Il n'y a pas non plus d'anticipation sur le coût prévisible de la réforme des avoués. Comment va-t-on accompagner le reclassement des 2 500 personnes qui travaillent dans les études d'avoués et, au-delà, comment va-t-on participer au rachat de charges auprès d'avoués qui les ont achetées et qui, en conséquence, pourront venir se plaindre qu'ils subissent une perte importante ?

Par ailleurs, il n'y a que peu d'anticipation sur les conséquences immobilières de la réforme de la carte judiciaire.

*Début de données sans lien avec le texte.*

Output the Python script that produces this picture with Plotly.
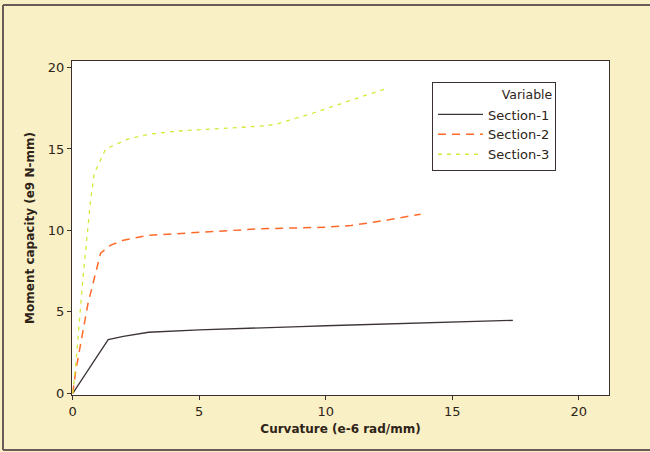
import plotly.graph_objects as go

# Data
s1_x = [0, 0.5, 1.0, 1.4, 2.0, 3.0, 5.0, 7.5, 9.0, 10.0, 12.5, 15.0, 16.5, 17.4]
s1_y = [0, 1.2, 2.4, 3.3, 3.5, 3.75, 3.9, 4.05, 4.1, 4.15, 4.25, 4.35, 4.4, 4.48]

s2_x = [0, 0.12, 0.6, 1.1, 1.5, 2.0, 3.0, 5.0, 7.4, 10.0, 11.0, 12.5, 13.75]
s2_y = [0, 1.4, 5.5, 8.6, 9.1, 9.4, 9.7, 9.9, 10.1, 10.2, 10.3, 10.65, 11.0]

s3_x = [0, 0.12, 0.4, 0.7, 0.85, 1.3, 2.17, 3.0, 4.15, 6.0, 7.4, 8.0, 9.5, 11.4, 12.4]
s3_y = [0, 1.8, 7.0, 11.8, 13.5, 15.0, 15.6, 15.9, 16.1, 16.25, 16.4, 16.5, 17.2, 18.2, 18.7]

x_ticks = [0, 5, 10, 15, 20]
y_ticks = [0, 5, 10, 15, 20]

font_fam = "DejaVu Sans, Verdana, sans-serif"
txt_col = "#2e2418"

fig = go.Figure()
fig.add_trace(go.Scatter(x=s1_x, y=s1_y, mode="lines", name="Section-1",
                         line=dict(color="#3d3535", width=1.3, dash="solid")))
fig.add_trace(go.Scatter(x=s2_x, y=s2_y, mode="lines", name="Section-2",
                         line=dict(color="#ff6a2a", width=1.5, dash="8px,6px")))
fig.add_trace(go.Scatter(x=s3_x, y=s3_y, mode="lines", name="Section-3",
                         line=dict(color="#d8e83a", width=1.3, dash="4px,5px")))

fig.update_layout(
    width=650, height=452,
    paper_bgcolor="#faf0c6",
    plot_bgcolor="white",
    margin=dict(l=72, r=41, t=61, b=57),
    font=dict(family=font_fam, color=txt_col, size=12),
    showlegend=True,
    legend=dict(
        title=dict(text="Variable", side="top right", font=dict(size=12.5)),
        x=0.670, y=0.937, xanchor="left", yanchor="top",
        bgcolor="white", bordercolor="#3a3030", borderwidth=1.2,
        font=dict(size=13), tracegroupgap=0, itemwidth=45,
    ),
    xaxis=dict(
        range=[-0.03, 21.2], tickvals=x_ticks, ticks="outside", ticklen=4,
        tickcolor="#3a3030", showgrid=False, zeroline=False,
        showline=True, linecolor="#3a3030", linewidth=1.2, mirror=True,
        tickfont=dict(size=13),
        title=dict(text="<b>Curvature (e-6 rad/mm)</b>", font=dict(size=12), standoff=6),
    ),
    yaxis=dict(
        range=[-0.1, 20.4], tickvals=y_ticks, ticks="outside", ticklen=4,
        tickcolor="#3a3030", showgrid=False, zeroline=False,
        showline=True, linecolor="#3a3030", linewidth=1.2, mirror=True,
        tickfont=dict(size=13),
        title=dict(text="<b>Moment capacity (e9 N-mm)</b>", font=dict(size=12), standoff=10),
    ),
)

# outer frame of the scanned page (left, top, bottom)
L, T, B, R = -0.1285, 1.1677, -0.1647, 1.08
for x0, y0, x1, y1 in [(L, B, L, T), (L, T, R, T), (L, B, R, B)]:
    fig.add_shape(type="line", xref="paper", yref="paper", x0=x0, y0=y0, x1=x1, y1=y1,
                  line=dict(color="#6a5a58", width=2))

fig.write_html("out.html", config={"displayModeBar": False},
               post_script="document.body.style.margin='0';document.body.style.background='#faf0c6';")
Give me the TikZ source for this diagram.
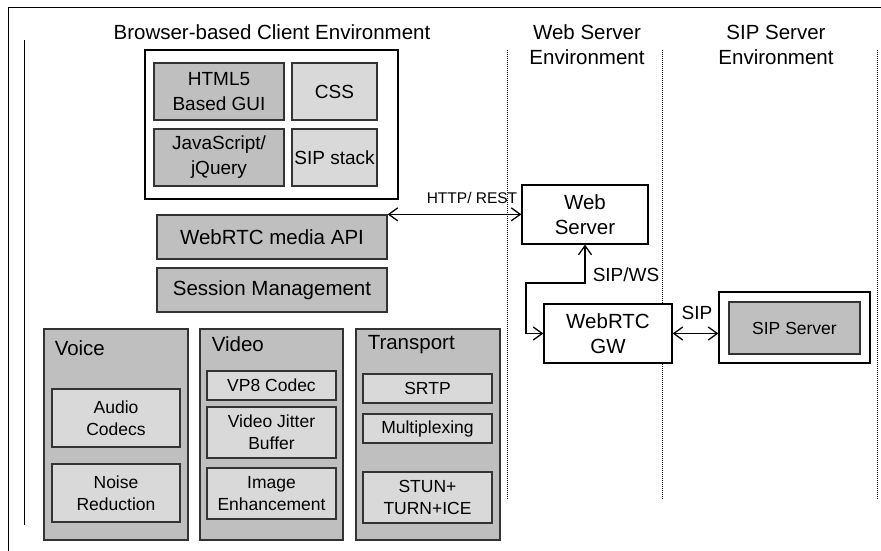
\documentclass[tikz,border=0pt]{standalone}
\usepackage{fontspec}
\setmainfont{Liberation Sans}
\usetikzlibrary{arrows.meta,calc,positioning}
\newcommand\fsbig{\fontsize{20.5}{25}\selectfont}
\newcommand\fsmid{\fontsize{19}{25}\selectfont}
\newcommand\fsfine{\fontsize{17.5}{22}\selectfont}

\begin{document}
\begin{tikzpicture}[x=1pt,y=-1pt,thick]
\tikzset{box/.style={draw=black!80,line width=1.3pt,align=center,inner sep=0pt,font=\fsbig},
  dark/.style={box,fill=shade}, light/.style={box,fill=tint},
  plain/.style={box,draw=black,fill=white}, fine/.style={font=\fsfine},
  wh/.style 2 args={minimum width=#1,minimum height=#2},
  tag/.style={align=center,inner sep=0pt,font=\fsbig},
  zone/.style={densely dotted,line width=1pt},
  link/.style={{Straight Barb[length=9pt,width=13pt]}-{Straight Barb[length=9pt,width=13pt]},line width=1.3pt}}
\colorlet{shade}{black!25} \colorlet{tint}{black!15}

\useasboundingbox (0,0) rectangle (881,551);
\draw[line width=1pt] (881,8) -- (8,8) -- (8,551);
\draw[line width=1pt] (24,40) -- (24,525);
\foreach \x in {507,662,877} \draw[zone] (\x,50) -- (\x,500);

% browser side
\node[tag] (clienttitle) at (272,32) {Browser-based Client Environment};
\node[plain,wh={253}{149}] (client) at (271.5,124.5) {};
\node[dark,font=\fsmid,wh={130}{57}] (html) at (219,91.5) {HTML5\\Based GUI};
\node[light,font=\fsmid,wh={85}{57}] (css) at (334.5,91.5) {CSS};
\node[dark,font=\fsmid,wh={130}{57}] (js) at (219,157.5) {JavaScript/\\jQuery};
\node[light,font=\fsmid,wh={85}{57}] (sipstack) at (334.5,157.5) {SIP stack};
\node[dark,wh={230}{44}] (api) at (272,237) {WebRTC media API};
\node[dark,wh={230}{44}] (session) at (272,290) {Session Management};

\node[dark,wh={144}{211}] (voice) at (116,434.5) {};
\node[dark,wh={143}{211}] (video) at (271.5,434.5) {};
\node[dark,wh={144}{211}] (transport) at (428,434.5) {};
\node[tag,anchor=west] (voicetag) at ($(voice.north west)+(11,20)$) {Voice};
\node[tag,anchor=west] (videotag) at ($(video.north west)+(12,16)$) {Video};
\node[tag,anchor=west] (transporttag) at ($(transport.north west)+(12,16)$) {Transport};

\node[light,fine,wh={128}{58}] (audio) at (116,418) {Audio\\Codecs};
\node[light,fine,wh={128}{58}] (noise) at (116,493) {Noise\\Reduction};
\node[light,fine,wh={129}{29}] (vp8) at (271.5,385.5) {VP8 Codec};
\node[light,fine,wh={129}{51}] (jitter) at (271.5,432.5) {Video Jitter\\Buffer};
\node[light,fine,wh={129}{51}] (enhance) at (271.5,493.5) {Image\\Enhancement};
\node[light,fine,wh={129}{29}] (srtp) at (427.5,388.5) {SRTP};
\node[light,fine,wh={129}{29}] (mux) at (427.5,428.5) {Multiplexing};
\node[light,fine,wh={129}{51}] (stun) at (427.5,497.5) {STUN+\\TURN+ICE};

% servers
\node[tag] (webtitle) at (587,45) {Web Server\\Environment};
\node[tag] (siptitle) at (776,45) {SIP Server\\Environment};
\node[plain,wh={126}{59}] (webserver) at (585,214.5) {Web\\Server};
\node[plain,wh={128}{59}] (gw) at (608,333.5) {WebRTC\\GW};
\node[plain,wh={151}{71}] (sipbox) at (794.5,327.5) {};
\node[dark,fine,wh={131}{52}] (sipserver) at (794.5,328) {SIP Server};

\draw[link] (api.north east) -- (api.north east -| webserver.west);
\node[tag,font=\fontsize{15.5}{20}\selectfont] (http) at (472,198) {HTTP/ REST};
\coordinate (bend) at (526,283);
\draw[link] (webserver.south) |- (bend) |- (gw.west);
\node[tag,font=\fontsize{19}{22}\selectfont] (sipws) at (626,275) {SIP/WS};
\draw[link] (gw.east) -- (gw.east -| sipbox.west);
\node[tag,font=\fontsize{19}{22}\selectfont] (sip) at (697,313) {SIP};
\end{tikzpicture}
\end{document}
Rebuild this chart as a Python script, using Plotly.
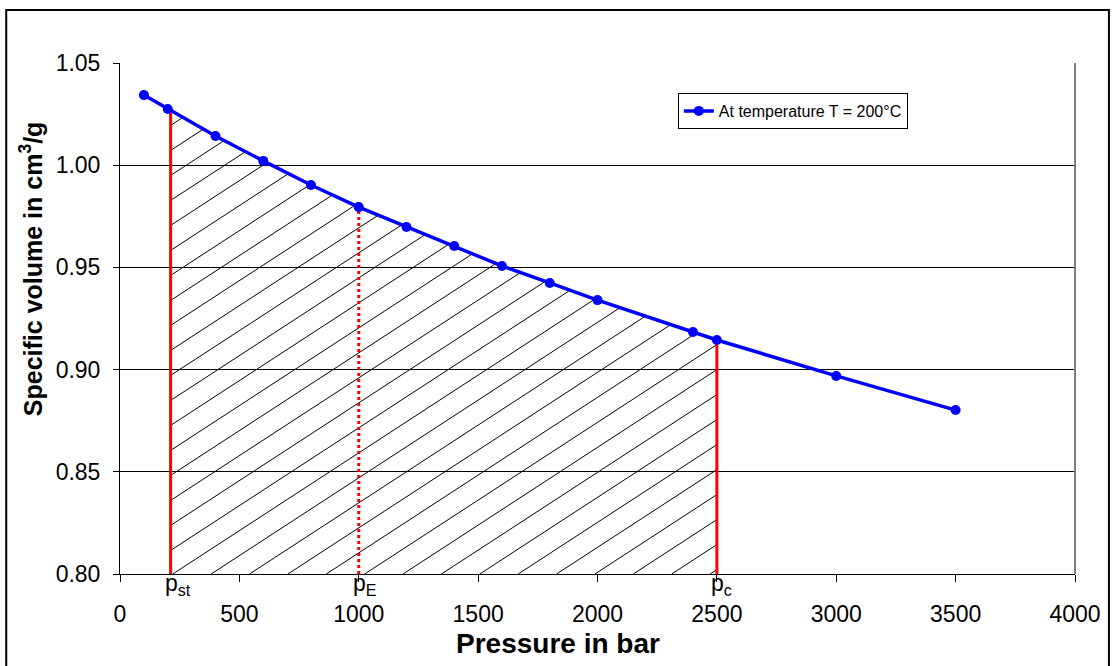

Comment va-t-on loger et installer les personnels déplacés ?

Il n'y a également que peu d'anticipation sur les transferts. Vous nous indiquez, madame la garde des sceaux, que la baisse en matière d'aide juridictionnelle, notamment en matière civile, résulte d'une intervention de la médiation. Tout le monde se félicite de cette dernière, mais pour l'instant les solutions sont pour l'essentiel expérimentales, sachant également qu'il est fait appel à des bonnes volontés, souvent bénévoles. Comment à l'avenir seront financées les mesures de médiation, au cas où des mesures seraient prises et s'il y a généralisation ? Là encore, nous n'avons pas de réponse.

Votre budget présente également peu d'anticipations quant aux préconisations à venir de la commission Darois, mais il s'agit certes là d'une réforme qui n'est pas encore aboutie et il est probable que cela ne coûtera rien.

Les réformes de la justice commerciale envisagées un temps en vue d'unifier le contentieux commercial et, à dire vrai, de rectifier certaines erreurs des tribunaux de commerce, ne figurent pas non plus dans ce budget.

Enfin, votre budget n'apporte pas de réponse à l'ambiance revendicative et désenchantée que nous avons pu constater lors des auditions auxquelles nous avons procédé et qui se manifeste chez les magistrats et, bien plus largement, chez les fonctionnaires de greffe. Comme l'a exprimé en termes feutrés le rapporteur, M. Jean-Paul Garraud, ces derniers sont mécontents de leur sort, notamment de ne pas bénéficier des primes attribuées aux magistrats, qui correspondent en outre à un surcroît de production. Parfois, ils sont aussi mécontents et jaloux de l'incorporation des fonctionnaires de catégorie C – qui, si elle est nécessaire, se fait parfois au détriment de ceux qui estiment avoir fait l'effort de faire des études. Cette ambiance n'est pas bonne. Pour remédier aux difficultés de la justice, il serait nécessaire d'augmenter le personnel de greffe ou d'engager un grand travail de réorganisation – un cabinet d'audit parlerait de « management » – du travail au sein des juridictions, mais cela ne semble pas avoir été anticipé.

En dernier lieu, ce budget nous paraît par certains aspects déraisonnable, car il ne répond pas à la question de la surpopulation carcérale. Les effectifs du personnel chargé du suivi de détenus à leur sortie augmentent peu. Il est révélateur de constater que, s'il existe un indicateur de réitération pour les mineurs, il n'en existe pas pour les sortants de prison. Oubli ? Difficulté technique ? Il me semble surtout que la sortie de prison n'est pas envisagée. Il en va de même pour la récidive et pour la libération conditionnelle. Vous évoquez les aménagements de peine, mais la plupart de ceux-ci sont conçus comme devant s'appliquer avant l'incarcération et il n'y a pas de mesure des aménagements de peine à la sortie. Il existe peu d'indicateurs relatifs aux libérations conditionnelles. Selon vous, le chiffre en serait de 10 %, mais il part de très bas, ce qui signifie qu'il n'y a pas de solution pour accélérer la sortie de prison dans un sens favorable à la prévention de la récidive et à la protection des victimes – deux aspects liés. De fait, la sortie de prison sèche est grave, car elle favorise la récidive et est potentiellement porteuse de victimes à venir. Vous nous dites, madame la garde des sceaux, que vous n'avez pas de solution, mais c'est vous qui menez la politique pénale et décidez des réquisitions que vous demandez à vos parquetiers et aux procureurs. Vous savez d'ailleurs le faire pour les peines planchers – encore que le peu de poids des 14 000 peines planchers prononcées face à 500 000 peines correctionnelles puisse inviter à s'interroger sur l'utilité de ces formules.